Des manifestations identiques ont rassemblé des milliers de personnes en province, notamment à Sidi Bouzid, Regueb, Kasserine et Thala. Ces localités, dans le centre du pays, ont été au cœur de la «Révolution du jasmin» qui, en un mois d’émeutes populaires, a balayé le régime autocratique de Ben Ali.
Ce soulèvement a fait, selon le gouvernement, 78 tués et 94 blessés. Mais la haut-commissaire aux Droits de l’homme des Nations unies, Navi Pillay, a donné mercredi un bilan d’au moins 100 morts.
Trois partis d’opposition non reconnus sous le régime du président déchu ont par ailleurs été légalisés durant les trois derniers jours: Tunisie verte (écologique), le Parti socialiste de gauche et le Parti du travail patriotique et démocratique tunisien.
Le journaliste et opposant tunisien emprisonné Fahem Boukadous, condamné le 6 juillet à 4 ans de prison ferme, a aussi été libéré mercredi.
Dans le même temps, l’Arabie saoudite, où l’ancien dictateur a trouvé refuge, lui a interdit toute activité politique liée à la situation en Tunisie qu’il a fuie le 14 janvier après 23 ans de règne sans partage.

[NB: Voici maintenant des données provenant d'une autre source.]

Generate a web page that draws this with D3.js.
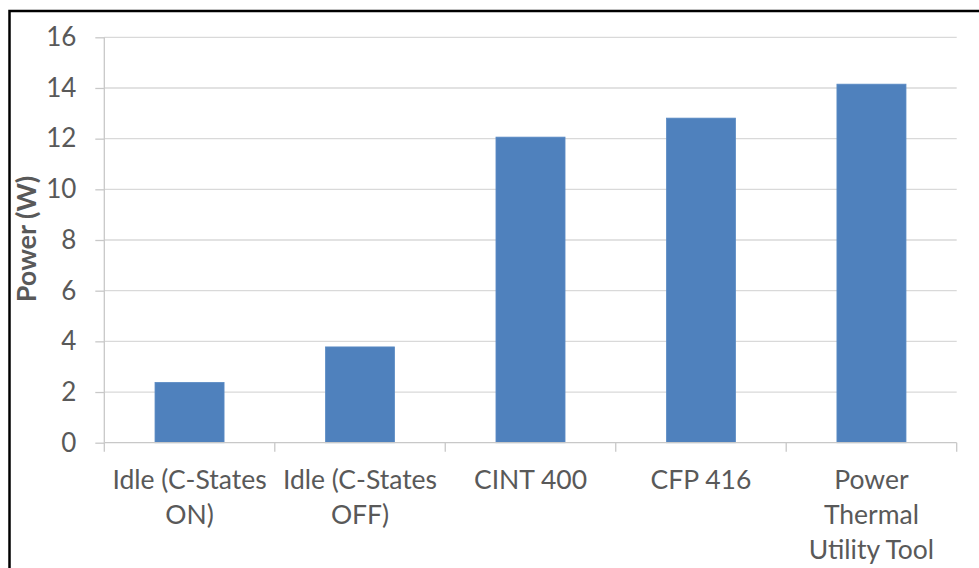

La justice tunisienne a par ailleurs ouvert une enquête judiciaire contre Ben Ali et sa famille pour des transactions financières «illégales».
La Suisse, emboîtant le pas à la France, a décidé de bloquer les éventuels fonds en Suisse de l’ex-président et de sa famille, qui avaient mis la Tunisie en coupe réglée.
Un sommet de la Ligue arabe, qui s’est ouvert en Egypte, devait se pencher sur les suites de la révolte populaire en Tunisie mais le ministre tunisien des Affaires étrangères, Kamel Morjane, a quitté Charm el-Cheikh sans y prendre part.
En Algérie, en Egypte et en Mauritanie, des tentatives d’immolation par le feu se sont multipliées, suivant le précédent du suicide d’un jeune Tunisien le 17 décembre dans le centre du pays, qui avait marqué le début des émeutes.